Task to complete:
Your task is to transcribe all of the data below exactly, omitting the images.

═══ Collected material ═══

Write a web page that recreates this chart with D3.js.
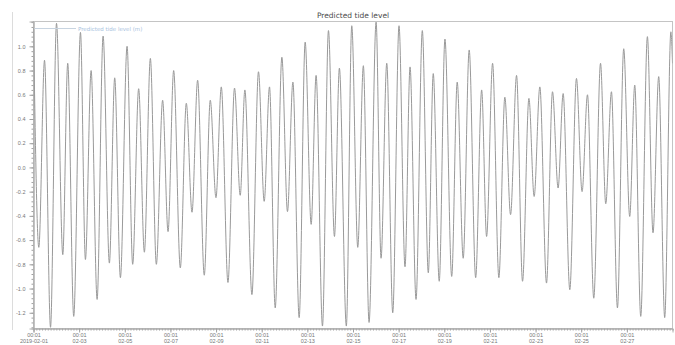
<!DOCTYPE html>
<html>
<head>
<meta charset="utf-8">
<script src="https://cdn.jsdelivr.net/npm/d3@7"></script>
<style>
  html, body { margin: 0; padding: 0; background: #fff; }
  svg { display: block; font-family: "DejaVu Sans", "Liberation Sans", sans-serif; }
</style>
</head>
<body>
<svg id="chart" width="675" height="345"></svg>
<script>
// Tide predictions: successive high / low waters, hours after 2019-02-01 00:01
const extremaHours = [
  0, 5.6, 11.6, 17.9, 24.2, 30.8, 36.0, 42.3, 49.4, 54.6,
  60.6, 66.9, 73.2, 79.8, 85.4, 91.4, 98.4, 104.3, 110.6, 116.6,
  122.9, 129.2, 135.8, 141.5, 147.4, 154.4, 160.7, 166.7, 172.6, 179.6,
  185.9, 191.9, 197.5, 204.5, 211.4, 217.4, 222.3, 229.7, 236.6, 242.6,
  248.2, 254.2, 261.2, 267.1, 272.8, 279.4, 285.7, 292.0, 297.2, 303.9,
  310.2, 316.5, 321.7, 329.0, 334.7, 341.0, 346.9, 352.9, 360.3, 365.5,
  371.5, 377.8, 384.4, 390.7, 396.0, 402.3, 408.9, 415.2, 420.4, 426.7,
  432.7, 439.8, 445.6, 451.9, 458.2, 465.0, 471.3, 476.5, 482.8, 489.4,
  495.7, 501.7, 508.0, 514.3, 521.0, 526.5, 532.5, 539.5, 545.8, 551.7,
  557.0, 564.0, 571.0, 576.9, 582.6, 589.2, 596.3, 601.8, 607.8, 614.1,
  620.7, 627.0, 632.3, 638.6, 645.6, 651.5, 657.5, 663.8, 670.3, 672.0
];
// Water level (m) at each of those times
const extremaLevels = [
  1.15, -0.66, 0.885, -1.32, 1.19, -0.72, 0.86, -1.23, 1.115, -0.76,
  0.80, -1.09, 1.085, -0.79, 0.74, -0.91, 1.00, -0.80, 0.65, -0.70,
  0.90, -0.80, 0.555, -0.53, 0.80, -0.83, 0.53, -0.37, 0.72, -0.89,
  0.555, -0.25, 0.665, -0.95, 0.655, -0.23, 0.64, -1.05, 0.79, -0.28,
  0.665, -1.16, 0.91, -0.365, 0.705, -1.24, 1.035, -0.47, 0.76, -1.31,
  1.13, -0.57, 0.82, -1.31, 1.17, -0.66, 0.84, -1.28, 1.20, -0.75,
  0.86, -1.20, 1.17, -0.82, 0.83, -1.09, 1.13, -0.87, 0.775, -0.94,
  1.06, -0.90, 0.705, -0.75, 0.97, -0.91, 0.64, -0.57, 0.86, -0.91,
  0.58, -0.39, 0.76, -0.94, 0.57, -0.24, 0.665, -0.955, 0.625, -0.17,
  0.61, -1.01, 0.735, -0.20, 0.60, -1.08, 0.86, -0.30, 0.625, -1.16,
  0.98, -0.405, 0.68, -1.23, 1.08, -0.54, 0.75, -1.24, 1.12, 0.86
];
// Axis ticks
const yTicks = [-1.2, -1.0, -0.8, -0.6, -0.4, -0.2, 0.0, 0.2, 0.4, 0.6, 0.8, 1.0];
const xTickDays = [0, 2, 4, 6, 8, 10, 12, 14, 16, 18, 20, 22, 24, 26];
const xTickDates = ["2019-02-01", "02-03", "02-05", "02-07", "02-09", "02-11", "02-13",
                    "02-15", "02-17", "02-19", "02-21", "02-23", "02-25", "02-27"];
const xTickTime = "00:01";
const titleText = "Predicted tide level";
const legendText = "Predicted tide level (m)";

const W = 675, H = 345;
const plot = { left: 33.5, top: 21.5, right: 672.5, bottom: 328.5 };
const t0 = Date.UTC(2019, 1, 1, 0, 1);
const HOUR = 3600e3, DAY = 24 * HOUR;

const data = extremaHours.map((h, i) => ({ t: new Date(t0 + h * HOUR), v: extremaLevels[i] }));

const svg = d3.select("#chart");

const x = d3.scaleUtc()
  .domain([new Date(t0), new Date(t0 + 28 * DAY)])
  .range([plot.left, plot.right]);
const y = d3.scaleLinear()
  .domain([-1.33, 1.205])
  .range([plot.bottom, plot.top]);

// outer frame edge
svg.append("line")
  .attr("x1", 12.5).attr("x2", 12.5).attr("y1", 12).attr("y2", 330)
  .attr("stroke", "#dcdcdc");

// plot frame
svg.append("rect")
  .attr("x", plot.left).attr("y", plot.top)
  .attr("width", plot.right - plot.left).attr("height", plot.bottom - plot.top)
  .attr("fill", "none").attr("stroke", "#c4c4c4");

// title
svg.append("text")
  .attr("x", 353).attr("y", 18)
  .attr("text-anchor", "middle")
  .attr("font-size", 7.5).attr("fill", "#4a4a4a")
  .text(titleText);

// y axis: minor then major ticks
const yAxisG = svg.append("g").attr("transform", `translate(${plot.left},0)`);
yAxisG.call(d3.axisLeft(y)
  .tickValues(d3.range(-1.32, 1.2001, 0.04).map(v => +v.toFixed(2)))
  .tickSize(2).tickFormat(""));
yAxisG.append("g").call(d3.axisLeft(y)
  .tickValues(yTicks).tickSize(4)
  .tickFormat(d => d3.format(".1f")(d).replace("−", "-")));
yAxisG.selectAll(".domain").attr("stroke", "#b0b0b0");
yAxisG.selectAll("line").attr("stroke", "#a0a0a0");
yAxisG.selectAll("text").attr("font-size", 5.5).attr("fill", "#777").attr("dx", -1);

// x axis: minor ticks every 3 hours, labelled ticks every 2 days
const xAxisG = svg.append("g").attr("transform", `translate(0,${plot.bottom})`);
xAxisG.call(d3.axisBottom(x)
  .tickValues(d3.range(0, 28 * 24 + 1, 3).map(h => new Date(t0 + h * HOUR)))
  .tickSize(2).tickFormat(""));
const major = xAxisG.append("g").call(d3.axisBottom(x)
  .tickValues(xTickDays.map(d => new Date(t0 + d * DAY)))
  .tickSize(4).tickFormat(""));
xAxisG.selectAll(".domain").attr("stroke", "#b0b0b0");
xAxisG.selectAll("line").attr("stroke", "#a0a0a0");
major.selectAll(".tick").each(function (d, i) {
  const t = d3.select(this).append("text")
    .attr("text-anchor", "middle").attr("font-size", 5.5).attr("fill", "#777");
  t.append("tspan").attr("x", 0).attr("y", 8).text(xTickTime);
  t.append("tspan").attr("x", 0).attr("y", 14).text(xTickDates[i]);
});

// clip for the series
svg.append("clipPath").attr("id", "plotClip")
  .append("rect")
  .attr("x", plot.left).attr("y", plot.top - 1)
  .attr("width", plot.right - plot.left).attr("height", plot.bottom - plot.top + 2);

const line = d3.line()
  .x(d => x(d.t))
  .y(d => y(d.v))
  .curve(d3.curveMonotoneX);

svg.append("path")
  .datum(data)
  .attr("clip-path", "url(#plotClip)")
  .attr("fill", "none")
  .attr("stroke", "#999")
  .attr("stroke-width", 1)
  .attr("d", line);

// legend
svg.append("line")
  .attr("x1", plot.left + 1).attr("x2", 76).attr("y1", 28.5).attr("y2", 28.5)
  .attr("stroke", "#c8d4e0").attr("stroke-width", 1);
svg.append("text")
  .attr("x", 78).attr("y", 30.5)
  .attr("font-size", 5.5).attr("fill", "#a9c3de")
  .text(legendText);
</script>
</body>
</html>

═══

Task answer:
Write a web page that recreates this chart with D3.js.
<!DOCTYPE html>
<html>
<head>
<meta charset="utf-8">
<script src="https://cdn.jsdelivr.net/npm/d3@7"></script>
<style>
  html, body { margin: 0; padding: 0; background: #fff; }
  svg { display: block; font-family: "DejaVu Sans", "Liberation Sans", sans-serif; }
</style>
</head>
<body>
<svg id="chart" width="675" height="345"></svg>
<script>
// Tide predictions: successive high / low waters, hours after 2019-02-01 00:01
const extremaHours = [
  0, 5.6, 11.6, 17.9, 24.2, 30.8, 36.0, 42.3, 49.4, 54.6,
  60.6, 66.9, 73.2, 79.8, 85.4, 91.4, 98.4, 104.3, 110.6, 116.6,
  122.9, 129.2, 135.8, 141.5, 147.4, 154.4, 160.7, 166.7, 172.6, 179.6,
  185.9, 191.9, 197.5, 204.5, 211.4, 217.4, 222.3, 229.7, 236.6, 242.6,
  248.2, 254.2, 261.2, 267.1, 272.8, 279.4, 285.7, 292.0, 297.2, 303.9,
  310.2, 316.5, 321.7, 329.0, 334.7, 341.0, 346.9, 352.9, 360.3, 365.5,
  371.5, 377.8, 384.4, 390.7, 396.0, 402.3, 408.9, 415.2, 420.4, 426.7,
  432.7, 439.8, 445.6, 451.9, 458.2, 465.0, 471.3, 476.5, 482.8, 489.4,
  495.7, 501.7, 508.0, 514.3, 521.0, 526.5, 532.5, 539.5, 545.8, 551.7,
  557.0, 564.0, 571.0, 576.9, 582.6, 589.2, 596.3, 601.8, 607.8, 614.1,
  620.7, 627.0, 632.3, 638.6, 645.6, 651.5, 657.5, 663.8, 670.3, 672.0
];
// Water level (m) at each of those times
const extremaLevels = [
  1.15, -0.66, 0.885, -1.32, 1.19, -0.72, 0.86, -1.23, 1.115, -0.76,
  0.80, -1.09, 1.085, -0.79, 0.74, -0.91, 1.00, -0.80, 0.65, -0.70,
  0.90, -0.80, 0.555, -0.53, 0.80, -0.83, 0.53, -0.37, 0.72, -0.89,
  0.555, -0.25, 0.665, -0.95, 0.655, -0.23, 0.64, -1.05, 0.79, -0.28,
  0.665, -1.16, 0.91, -0.365, 0.705, -1.24, 1.035, -0.47, 0.76, -1.31,
  1.13, -0.57, 0.82, -1.31, 1.17, -0.66, 0.84, -1.28, 1.20, -0.75,
  0.86, -1.20, 1.17, -0.82, 0.83, -1.09, 1.13, -0.87, 0.775, -0.94,
  1.06, -0.90, 0.705, -0.75, 0.97, -0.91, 0.64, -0.57, 0.86, -0.91,
  0.58, -0.39, 0.76, -0.94, 0.57, -0.24, 0.665, -0.955, 0.625, -0.17,
  0.61, -1.01, 0.735, -0.20, 0.60, -1.08, 0.86, -0.30, 0.625, -1.16,
  0.98, -0.405, 0.68, -1.23, 1.08, -0.54, 0.75, -1.24, 1.12, 0.86
];
// Axis ticks
const yTicks = [-1.2, -1.0, -0.8, -0.6, -0.4, -0.2, 0.0, 0.2, 0.4, 0.6, 0.8, 1.0];
const xTickDays = [0, 2, 4, 6, 8, 10, 12, 14, 16, 18, 20, 22, 24, 26];
const xTickDates = ["2019-02-01", "02-03", "02-05", "02-07", "02-09", "02-11", "02-13",
                    "02-15", "02-17", "02-19", "02-21", "02-23", "02-25", "02-27"];
const xTickTime = "00:01";
const titleText = "Predicted tide level";
const legendText = "Predicted tide level (m)";

const W = 675, H = 345;
const plot = { left: 33.5, top: 21.5, right: 672.5, bottom: 328.5 };
const t0 = Date.UTC(2019, 1, 1, 0, 1);
const HOUR = 3600e3, DAY = 24 * HOUR;

const data = extremaHours.map((h, i) => ({ t: new Date(t0 + h * HOUR), v: extremaLevels[i] }));

const svg = d3.select("#chart");

const x = d3.scaleUtc()
  .domain([new Date(t0), new Date(t0 + 28 * DAY)])
  .range([plot.left, plot.right]);
const y = d3.scaleLinear()
  .domain([-1.33, 1.205])
  .range([plot.bottom, plot.top]);

// outer frame edge
svg.append("line")
  .attr("x1", 12.5).attr("x2", 12.5).attr("y1", 12).attr("y2", 330)
  .attr("stroke", "#dcdcdc");

// plot frame
svg.append("rect")
  .attr("x", plot.left).attr("y", plot.top)
  .attr("width", plot.right - plot.left).attr("height", plot.bottom - plot.top)
  .attr("fill", "none").attr("stroke", "#c4c4c4");

// title
svg.append("text")
  .attr("x", 353).attr("y", 18)
  .attr("text-anchor", "middle")
  .attr("font-size", 7.5).attr("fill", "#4a4a4a")
  .text(titleText);

// y axis: minor then major ticks
const yAxisG = svg.append("g").attr("transform", `translate(${plot.left},0)`);
yAxisG.call(d3.axisLeft(y)
  .tickValues(d3.range(-1.32, 1.2001, 0.04).map(v => +v.toFixed(2)))
  .tickSize(2).tickFormat(""));
yAxisG.append("g").call(d3.axisLeft(y)
  .tickValues(yTicks).tickSize(4)
  .tickFormat(d => d3.format(".1f")(d).replace("−", "-")));
yAxisG.selectAll(".domain").attr("stroke", "#b0b0b0");
yAxisG.selectAll("line").attr("stroke", "#a0a0a0");
yAxisG.selectAll("text").attr("font-size", 5.5).attr("fill", "#777").attr("dx", -1);

// x axis: minor ticks every 3 hours, labelled ticks every 2 days
const xAxisG = svg.append("g").attr("transform", `translate(0,${plot.bottom})`);
xAxisG.call(d3.axisBottom(x)
  .tickValues(d3.range(0, 28 * 24 + 1, 3).map(h => new Date(t0 + h * HOUR)))
  .tickSize(2).tickFormat(""));
const major = xAxisG.append("g").call(d3.axisBottom(x)
  .tickValues(xTickDays.map(d => new Date(t0 + d * DAY)))
  .tickSize(4).tickFormat(""));
xAxisG.selectAll(".domain").attr("stroke", "#b0b0b0");
xAxisG.selectAll("line").attr("stroke", "#a0a0a0");
major.selectAll(".tick").each(function (d, i) {
  const t = d3.select(this).append("text")
    .attr("text-anchor", "middle").attr("font-size", 5.5).attr("fill", "#777");
  t.append("tspan").attr("x", 0).attr("y", 8).text(xTickTime);
  t.append("tspan").attr("x", 0).attr("y", 14).text(xTickDates[i]);
});

// clip for the series
svg.append("clipPath").attr("id", "plotClip")
  .append("rect")
  .attr("x", plot.left).attr("y", plot.top - 1)
  .attr("width", plot.right - plot.left).attr("height", plot.bottom - plot.top + 2);

const line = d3.line()
  .x(d => x(d.t))
  .y(d => y(d.v))
  .curve(d3.curveMonotoneX);

svg.append("path")
  .datum(data)
  .attr("clip-path", "url(#plotClip)")
  .attr("fill", "none")
  .attr("stroke", "#999")
  .attr("stroke-width", 1)
  .attr("d", line);

// legend
svg.append("line")
  .attr("x1", plot.left + 1).attr("x2", 76).attr("y1", 28.5).attr("y2", 28.5)
  .attr("stroke", "#c8d4e0").attr("stroke-width", 1);
svg.append("text")
  .attr("x", 78).attr("y", 30.5)
  .attr("font-size", 5.5).attr("fill", "#a9c3de")
  .text(legendText);
</script>
</body>
</html>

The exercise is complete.